Mack Shelley, Iowa State professor and chair of the political science department, said after the lecture right-wing groups think of universities in the United States as bastions of the left.

“There’s nothing new about that mindset this goes way back; [Reichman] was talking about the McCarthy era […] basically you had people summarily because they were expressing views that various right-wing groups thought were not sufficiently supportive of American ideology,” Shelly said.

A 2019 Pew poll found 79 percent of Republicans say “professors bringing their political and social views into the classroom is a major reason why the higher education system is headed in the wrong direction.”

Reichman said the stance university administrations “must” take when a faculty member is “attacked” is to begin with principles.
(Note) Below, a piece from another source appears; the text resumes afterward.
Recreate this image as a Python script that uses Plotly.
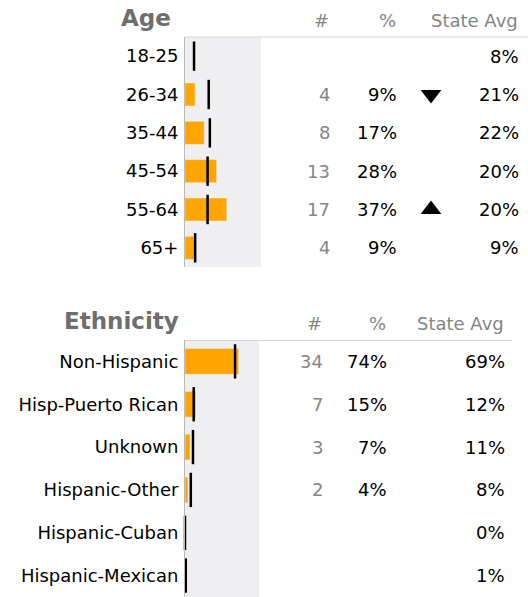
import plotly.graph_objects as go

# ---------------- data ----------------
age_groups = ["18-25", "26-34", "35-44", "45-54", "55-64", "65+"]
age_counts = [None, 4, 8, 13, 17, 4]
age_pct = [None, 9, 17, 28, 37, 9]
age_state = [8, 21, 22, 20, 20, 9]
age_flag = [None, "down", None, None, "up", None]

eth_groups = ["Non-Hispanic", "Hisp-Puerto Rican", "Unknown", "Hispanic-Other",
              "Hispanic-Cuban", "Hispanic-Mexican"]
eth_counts = [34, 7, 3, 2, None, None]
eth_pct = [74, 15, 7, 4, None, None]
eth_state = [69, 12, 11, 8, 0, 1]

# ---------------- layout constants ----------------
W, H = 528, 597
FONT = "DejaVu Sans, Verdana, sans-serif"
ORANGE = "#FFA500"
BAND = "#EFEFF1"
GRAY_TXT = "#858585"
HEAD_TXT = "#6E6E6E"

def px(x):
    return x / W

def py(y):
    return 1 - y / H

fig = go.Figure()

# Age panel traces
fig.add_trace(go.Bar(x=age_pct, y=age_groups, orientation="h", marker_color=ORANGE,
                     width=0.6, xaxis="x", yaxis="y", hoverinfo="skip"))
fig.add_trace(go.Scatter(x=age_state, y=age_groups, mode="markers", xaxis="x", yaxis="y",
                         marker=dict(symbol="line-ns", size=21, color="black",
                                     line=dict(width=2.5, color="black")),
                         cliponaxis=False, hoverinfo="skip"))
# trend triangles
for flag, sym in (("down", "triangle-down"), ("up", "triangle-up")):
    ys = [g for g, f in zip(age_groups, age_flag) if f == flag]
    fig.add_trace(go.Scatter(x=[0.5] * len(ys), y=ys, mode="markers", xaxis="x3", yaxis="y",
                             marker=dict(symbol=sym, size=18, color="black"),
                             cliponaxis=False, hoverinfo="skip"))

# Ethnicity panel traces
fig.add_trace(go.Bar(x=eth_pct, y=eth_groups, orientation="h", marker_color=ORANGE,
                     width=0.6, xaxis="x2", yaxis="y2", hoverinfo="skip"))
fig.add_trace(go.Scatter(x=eth_state, y=eth_groups, mode="markers", xaxis="x2", yaxis="y2",
                         marker=dict(symbol="line-ns", size=24.5, color="black",
                                     line=dict(width=2.5, color="black")),
                         cliponaxis=False, hoverinfo="skip"))

age_dom_y = [py(267), py(37)]
eth_dom_y = [max(0, py(597)), py(340)]
n_age, n_eth = len(age_groups), len(eth_groups)

fig.update_layout(
    width=W, height=H,
    margin=dict(l=0, r=0, t=0, b=0),
    paper_bgcolor="white",
    plot_bgcolor="rgba(0,0,0,0)",
    showlegend=False,
    font=dict(family=FONT, size=18, color="black"),
    xaxis=dict(domain=[px(185), px(261)], range=[0, 67.3], anchor="y",
               showgrid=False, zeroline=False, showticklabels=False, ticks=""),
    yaxis=dict(domain=age_dom_y, anchor="x", categoryorder="array",
               categoryarray=age_groups, range=[n_age - 0.5, -0.5],
               showgrid=False, zeroline=False, ticks="", showline=True,
               linecolor="#B8B8B8", linewidth=1, ticklabelstandoff=2,
               tickfont=dict(size=18, color="black")),
    xaxis3=dict(domain=[px(421), px(441)], range=[0, 1], anchor="y",
                visible=False, showgrid=False, zeroline=False),
    xaxis2=dict(domain=[px(185), px(259)], range=[0, 102], anchor="y2",
                showgrid=False, zeroline=False, showticklabels=False, ticks=""),
    yaxis2=dict(domain=eth_dom_y, anchor="x2", categoryorder="array",
                categoryarray=eth_groups, range=[n_eth - 0.5, -0.5],
                showgrid=False, zeroline=False, ticks="", showline=True,
                linecolor="#B8B8B8", linewidth=1, ticklabelstandoff=2,
                tickfont=dict(size=18, color="black")),
    bargap=0.4,
)

shapes = []
# grey bands
shapes.append(dict(type="rect", xref="x domain", yref="y domain", x0=0, x1=1, y0=0, y1=1,
                   fillcolor=BAND, line=dict(width=0), layer="below"))
shapes.append(dict(type="rect", xref="x2 domain", yref="y2 domain", x0=0, x1=1, y0=0, y1=1,
                   fillcolor=BAND, line=dict(width=0), layer="below"))
# header rules
shapes.append(dict(type="line", xref="paper", yref="paper", x0=px(185), x1=px(528),
                   y0=py(37), y1=py(37), line=dict(color="#D4D4D4", width=1)))
shapes.append(dict(type="line", xref="paper", yref="paper", x0=px(185), x1=px(512),
                   y0=py(340.5), y1=py(340.5), line=dict(color="#D4D4D4", width=1)))
fig.update_layout(shapes=shapes)

ann = []

def header(text, x, y, anchor, size=18, color=GRAY_TXT, bold=False):
    ann.append(dict(text=f"<b>{text}</b>" if bold else text, xref="paper", yref="paper",
                    x=px(x), y=py(y), xanchor=anchor, yanchor="middle", showarrow=False,
                    font=dict(size=size, color=color, family=FONT)))

# Age headers
header("Age", 146, 18, "center", size=23, color=HEAD_TXT, bold=True)
header("#", 331, 20, "right")
header("%", 398, 20, "right")
header("State Avg", 520, 20, "right")
# Ethnicity headers
header("Ethnicity", 121, 321, "center", size=23, color=HEAD_TXT, bold=True)
header("#", 324, 323, "right")
header("%", 388, 323, "right")
header("State Avg", 506, 323, "right")

def columns(groups, counts, pcts, states, yref, xc, xp, xs):
    for g, c, p, s in zip(groups, counts, pcts, states):
        if c is not None:
            ann.append(dict(text=str(c), xref="paper", yref=yref, x=px(xc), y=g,
                            xanchor="right", yanchor="middle", showarrow=False,
                            font=dict(size=18, color=GRAY_TXT, family=FONT)))
        if p is not None:
            ann.append(dict(text=f"{p}%", xref="paper", yref=yref, x=px(xp), y=g,
                            xanchor="right", yanchor="middle", showarrow=False,
                            font=dict(size=18, color="black", family=FONT)))
        ann.append(dict(text=f"{s}%", xref="paper", yref=yref, x=px(xs), y=g,
                        xanchor="right", yanchor="middle", showarrow=False,
                        font=dict(size=18, color="black", family=FONT)))

columns(age_groups, age_counts, age_pct, age_state, "y", 332, 399, 521)
columns(eth_groups, eth_counts, eth_pct, eth_state, "y2", 325, 389, 507)

fig.update_layout(annotations=ann)

fig.write_html("out.html", config={"displayModeBar": False, "staticPlot": True},
               post_script="document.body.style.margin='0';document.body.style.overflow='hidden';")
“The faculty member has a right to extramural expression — all faculty expression is individual and does not represent the institution — and faculty members are entitled to academic freedom and that academic freedom is entitled to the protection of the university,” Reichman said.

The proportion of tenured faculty in the United States has steadily declined over the past several decades.

Reichman said the erosion of the tenure system is the “greatest” immediate threat to academic freedom today.

“About 30 or 40 years ago, about two-thirds of American faculty members in higher education — community colleges on up to research institutions — were either tenured or in the tenure system; today that number is only 25 percent.”

Shelley said public universities like Iowa State have an “ever-shrinking” resource base of funding from the state, with the amount of funding as a proportion of the university budget dropping significantly in recent decades.

“You have to have flexibility to work with expensive moving parts of the institution — which includes faculty […] you need to hire the best and the brightest, but also you have to be sure you can do that within a budget,” Shelley said. “That’s not to legitimate having lots of non-tenured faculty, but that’s the thought process.”